CUDA bug for 0 thread size Launch a kernel with 0 threads and CUDA fft will fail

I believe I have uncovered a bug with CUDA / CUDA FFT. It turns out if you launch a kernel with 0 threads, the CUDA FFT routine will fail.

For a variety of reasons I typically launch a kernel with an integral product of block and grid sizes and then I launch whatever doesn’t fit

as a kernel with a ‘residual’ size. That residual size is zero often enough if the the block and grid size product equals my problem size.

This has worked for me so far with no complaints about the empty kernel calls until I tried launching an FFT. An empty kernel call ruins the FFT.

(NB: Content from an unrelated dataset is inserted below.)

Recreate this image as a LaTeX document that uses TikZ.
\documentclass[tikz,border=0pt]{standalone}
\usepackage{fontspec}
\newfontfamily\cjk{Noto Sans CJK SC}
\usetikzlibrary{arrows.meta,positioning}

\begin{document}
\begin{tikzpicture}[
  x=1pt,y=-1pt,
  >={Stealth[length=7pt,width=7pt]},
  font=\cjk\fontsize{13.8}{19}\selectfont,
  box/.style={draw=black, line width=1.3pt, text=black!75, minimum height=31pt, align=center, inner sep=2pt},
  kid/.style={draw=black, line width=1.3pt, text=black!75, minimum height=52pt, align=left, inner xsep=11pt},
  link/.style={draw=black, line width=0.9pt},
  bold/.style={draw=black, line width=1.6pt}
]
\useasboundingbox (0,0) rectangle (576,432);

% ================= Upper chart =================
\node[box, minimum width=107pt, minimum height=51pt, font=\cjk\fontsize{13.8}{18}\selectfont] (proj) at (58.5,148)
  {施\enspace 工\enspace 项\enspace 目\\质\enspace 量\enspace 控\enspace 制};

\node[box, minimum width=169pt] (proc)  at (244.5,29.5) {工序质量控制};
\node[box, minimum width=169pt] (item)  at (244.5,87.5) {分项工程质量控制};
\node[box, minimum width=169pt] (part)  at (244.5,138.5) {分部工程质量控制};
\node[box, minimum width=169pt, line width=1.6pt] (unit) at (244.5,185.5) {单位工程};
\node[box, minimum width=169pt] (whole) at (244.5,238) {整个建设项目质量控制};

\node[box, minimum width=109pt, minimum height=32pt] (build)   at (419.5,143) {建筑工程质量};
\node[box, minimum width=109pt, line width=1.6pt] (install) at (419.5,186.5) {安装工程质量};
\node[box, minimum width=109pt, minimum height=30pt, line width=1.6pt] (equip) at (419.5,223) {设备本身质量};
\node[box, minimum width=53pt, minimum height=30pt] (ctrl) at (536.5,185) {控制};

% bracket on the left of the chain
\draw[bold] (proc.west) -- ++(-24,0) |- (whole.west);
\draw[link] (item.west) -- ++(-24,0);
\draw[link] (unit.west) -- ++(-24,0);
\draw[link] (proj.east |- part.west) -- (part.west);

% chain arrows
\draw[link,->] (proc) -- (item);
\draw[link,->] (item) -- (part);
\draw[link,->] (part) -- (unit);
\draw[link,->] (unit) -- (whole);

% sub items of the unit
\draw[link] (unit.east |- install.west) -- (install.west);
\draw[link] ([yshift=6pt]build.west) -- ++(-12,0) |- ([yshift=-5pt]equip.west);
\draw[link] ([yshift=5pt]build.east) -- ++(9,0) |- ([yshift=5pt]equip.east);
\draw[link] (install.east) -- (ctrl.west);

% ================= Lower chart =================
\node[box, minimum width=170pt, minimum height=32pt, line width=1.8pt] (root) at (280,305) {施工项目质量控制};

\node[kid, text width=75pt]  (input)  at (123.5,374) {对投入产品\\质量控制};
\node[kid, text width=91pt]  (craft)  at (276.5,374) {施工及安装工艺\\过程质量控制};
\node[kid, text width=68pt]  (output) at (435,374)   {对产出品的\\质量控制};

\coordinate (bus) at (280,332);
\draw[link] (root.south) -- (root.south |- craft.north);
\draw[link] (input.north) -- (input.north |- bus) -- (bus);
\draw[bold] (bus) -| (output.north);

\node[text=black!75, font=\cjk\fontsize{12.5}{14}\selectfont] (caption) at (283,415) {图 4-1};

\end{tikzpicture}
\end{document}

Here is a simple code example of my fft.cu.

[codebox]

#include <stdio.h>

#include <math_functions.h>

#include “cublas.h”

#include “cufft.h”

#include “cutil.h”

global void vec_set(float *v, unsigned off)

{

unsigned j = threadIdx.x + blockIdx.x * blockDim.x + off ;

unsigned j2 = j << 1 ;

v[j2] = 1.0 ;

v[j2+1] = 0.0 ;

}

int main(int argc, char *argv)

{

char ch ;

cublasInit() ;

#define NX 256

#define BATCH 1

dim3 block ;

dim3 grid ;

dim3 residual ;

block.x = NX ;

block.y = BATCH ;

grid.x = 1 ;

residual.x = 0 ;

residual.y = block.y ;

cufftHandle plan ;

cufftComplex *data ;

cudaMalloc((void**)&data, sizeof(cufftComplex)NXBATCH);

/* Create a 1D FFT plan. */

cufftPlan1d(&plan, NX, CUFFT_C2C, BATCH);

/* run a kernel */

vec_set<<<grid,block>>>((float *)data, 0) ;

/* The next line breaks the fft code. It launches a kernel with 0 threads */

vec_set<<<1,residual>>>((float *)data, block.x * grid.x) ;

/* Use the CUFFT plan to transform the signal in place. */

cufftExecC2C(plan, data, data, CUFFT_FORWARD);

/* Inverse transform the signal in place. */

cufftExecC2C(plan, data, data, CUFFT_INVERSE);

cublasShutdown() ;

printf(“Goodbye Cruel World\n”) ;

ch = getchar() ;

}

[/codebox]

Launching a kernel with zero block size or grid size should cause nothing to get executed and certainly shouldn’t break the FFT code.

It’s a bug!

Here is the error output:

cufft: ERROR: D:/Bld/rel/gpgpu/toolkit/r2.1/cufft/src/execute.cu, line 1070

cufft: ERROR: CUFFT_EXEC_FAILED

cufft: ERROR: D:/Bld/rel/gpgpu/toolkit/r2.1/cufft/src/cufft.cu, line 151

cufft: ERROR: CUFFT_EXEC_FAILED

Check the return values of cudaGetLastError() and cudaThreadSynchronize() immediately after the second call. I am unwilling to say “bug” just quite yet.